Given data:

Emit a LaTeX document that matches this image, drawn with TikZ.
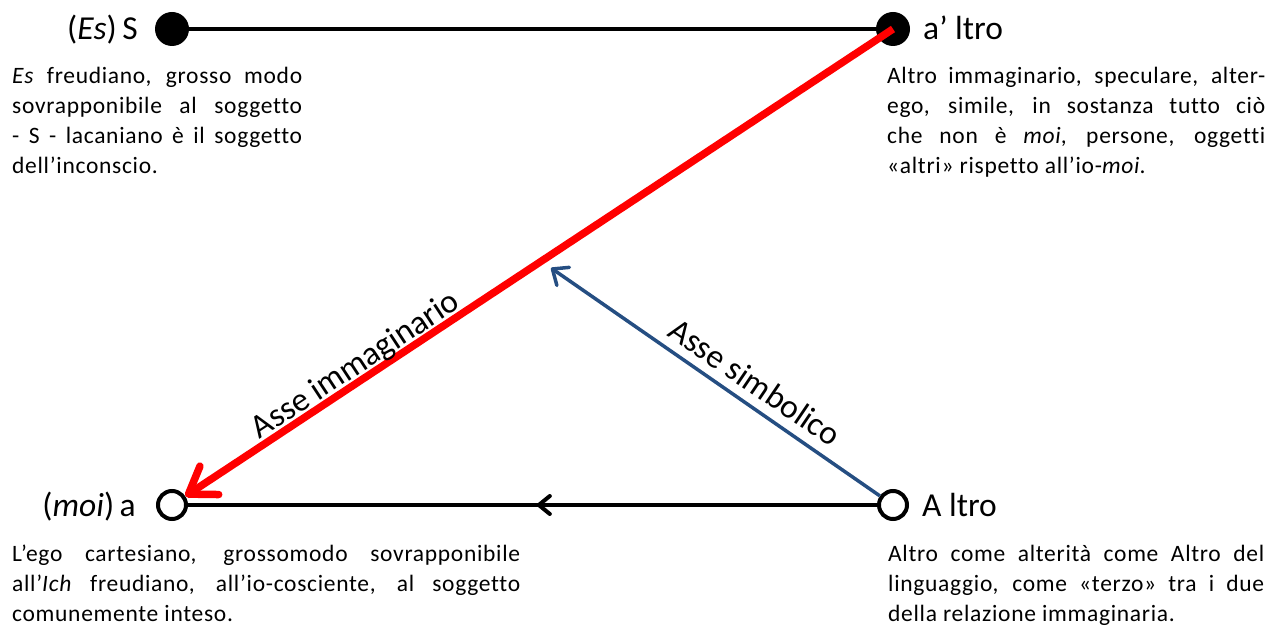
\documentclass[tikz,border=0pt]{standalone}
\usepackage{fontspec}
\setmainfont{Carlito}[Ligatures=CommonOff]
\newfontfamily\descfont{Carlito}[Ligatures=CommonOff,LetterSpace=3]
\usetikzlibrary{arrows.meta,decorations.markings}
\pgfdeclarelayer{bg}
\pgfsetlayers{bg,main}
\definecolor{axisblue}{RGB}{37,78,130}
\definecolor{axisred}{RGB}{255,0,0}
\begin{document}
\begin{tikzpicture}[x=1pt,y=-1pt,
  filled/.style={circle,fill=black,minimum size=34pt,inner sep=0pt},
  hollow/.style={circle,draw=black,line width=4pt,fill=white,minimum size=28pt,inner sep=0pt},
  lbl/.style={font=\fontsize{33.5}{38}\selectfont,inner sep=0pt},
  desc/.style={font=\descfont\fontsize{23.5}{30}\selectfont,align=justify,inner sep=0pt,anchor=base west},
  axislbl/.style={font=\fontsize{33.5}{38}\selectfont,inner sep=0pt},
  blackline/.style={draw=black,line width=4pt},
  redaxis/.style={draw=axisred,line width=7.5pt,-{Straight Barb[length=25pt,width=34pt,round]}},
  blueaxis/.style={draw=axisblue,line width=3.5pt,-{Straight Barb[length=13pt,width=22pt,round]}},
  midarrow/.style={postaction={decorate},decoration={markings,
     mark=at position 0.494 with {\arrow{Straight Barb[length=11pt,width=18pt,round]}}}}
]
\useasboundingbox (0,0) rectangle (1285,628);

% points
\node[filled] (S) at (172,29) {};
\node[filled] (ap) at (893,29) {};
\node[hollow] (a) at (172,505) {};
\node[hollow] (A) at (893,505) {};
\coordinate (bt) at (551,268);

% connectors
\begin{pgfonlayer}{bg}
\draw[blackline] (S.center) -- (ap.center);
\draw[blackline,midarrow] (A.center) -- (a.center);
\end{pgfonlayer}
\draw[redaxis] (ap.center) -- (a);
\draw[blueaxis] (A) -- (bt);

% point labels
\node[lbl,anchor=base east] (lS) at (138,40) {(\textit{Es})\,S};
\node[lbl,anchor=base west] (lap) at (923,40) {a’ ltro};
\node[lbl,anchor=base east] (la) at (136,516) {(\textit{moi})\,a};
\node[lbl,anchor=base west] (lA) at (922,516) {A ltro};

% axis labels
\node[axislbl,rotate=33.3] (ti) at (356,366) {Asse immaginario};
\node[axislbl,rotate=-34.2] (ts) at (755,382) {Asse simbolico};

% descriptions
\node[desc,text width=290pt] (dS) at (12,84) {\textit{Es} freudiano, grosso modo\linebreak sovrapponibile al soggetto\linebreak - S - lacaniano è il soggetto\linebreak dell’inconscio.};
\node[desc,text width=378pt] (dap) at (887,84) {Altro immaginario, speculare, alter-\linebreak ego, simile, in sostanza tutto ciò\linebreak che non è \textit{moi}, persone, oggetti\linebreak «altri» rispetto all’io-\textit{moi}.};
\node[desc,text width=508pt] (da) at (12,561) {L’ego cartesiano, grossomodo sovrapponibile\linebreak all’\textit{Ich} freudiano, all’io-cosciente, al soggetto\linebreak comunemente inteso.};
\node[desc,text width=376pt] (dA) at (888,561) {Altro come alterità come Altro del\linebreak linguaggio, come «terzo» tra i due\linebreak della relazione immaginaria.};
\end{tikzpicture}
\end{document}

Work to do: Keep the pictures out of the copy and return the rest of the data above exactly.

Final answer:
Emit a LaTeX document that matches this image, drawn with TikZ.
\documentclass[tikz,border=0pt]{standalone}
\usepackage{fontspec}
\setmainfont{Carlito}[Ligatures=CommonOff]
\newfontfamily\descfont{Carlito}[Ligatures=CommonOff,LetterSpace=3]
\usetikzlibrary{arrows.meta,decorations.markings}
\pgfdeclarelayer{bg}
\pgfsetlayers{bg,main}
\definecolor{axisblue}{RGB}{37,78,130}
\definecolor{axisred}{RGB}{255,0,0}
\begin{document}
\begin{tikzpicture}[x=1pt,y=-1pt,
  filled/.style={circle,fill=black,minimum size=34pt,inner sep=0pt},
  hollow/.style={circle,draw=black,line width=4pt,fill=white,minimum size=28pt,inner sep=0pt},
  lbl/.style={font=\fontsize{33.5}{38}\selectfont,inner sep=0pt},
  desc/.style={font=\descfont\fontsize{23.5}{30}\selectfont,align=justify,inner sep=0pt,anchor=base west},
  axislbl/.style={font=\fontsize{33.5}{38}\selectfont,inner sep=0pt},
  blackline/.style={draw=black,line width=4pt},
  redaxis/.style={draw=axisred,line width=7.5pt,-{Straight Barb[length=25pt,width=34pt,round]}},
  blueaxis/.style={draw=axisblue,line width=3.5pt,-{Straight Barb[length=13pt,width=22pt,round]}},
  midarrow/.style={postaction={decorate},decoration={markings,
     mark=at position 0.494 with {\arrow{Straight Barb[length=11pt,width=18pt,round]}}}}
]
\useasboundingbox (0,0) rectangle (1285,628);

% points
\node[filled] (S) at (172,29) {};
\node[filled] (ap) at (893,29) {};
\node[hollow] (a) at (172,505) {};
\node[hollow] (A) at (893,505) {};
\coordinate (bt) at (551,268);

% connectors
\begin{pgfonlayer}{bg}
\draw[blackline] (S.center) -- (ap.center);
\draw[blackline,midarrow] (A.center) -- (a.center);
\end{pgfonlayer}
\draw[redaxis] (ap.center) -- (a);
\draw[blueaxis] (A) -- (bt);

% point labels
\node[lbl,anchor=base east] (lS) at (138,40) {(\textit{Es})\,S};
\node[lbl,anchor=base west] (lap) at (923,40) {a’ ltro};
\node[lbl,anchor=base east] (la) at (136,516) {(\textit{moi})\,a};
\node[lbl,anchor=base west] (lA) at (922,516) {A ltro};

% axis labels
\node[axislbl,rotate=33.3] (ti) at (356,366) {Asse immaginario};
\node[axislbl,rotate=-34.2] (ts) at (755,382) {Asse simbolico};

% descriptions
\node[desc,text width=290pt] (dS) at (12,84) {\textit{Es} freudiano, grosso modo\linebreak sovrapponibile al soggetto\linebreak - S - lacaniano è il soggetto\linebreak dell’inconscio.};
\node[desc,text width=378pt] (dap) at (887,84) {Altro immaginario, speculare, alter-\linebreak ego, simile, in sostanza tutto ciò\linebreak che non è \textit{moi}, persone, oggetti\linebreak «altri» rispetto all’io-\textit{moi}.};
\node[desc,text width=508pt] (da) at (12,561) {L’ego cartesiano, grossomodo sovrapponibile\linebreak all’\textit{Ich} freudiano, all’io-cosciente, al soggetto\linebreak comunemente inteso.};
\node[desc,text width=376pt] (dA) at (888,561) {Altro come alterità come Altro del\linebreak linguaggio, come «terzo» tra i due\linebreak della relazione immaginaria.};
\end{tikzpicture}
\end{document}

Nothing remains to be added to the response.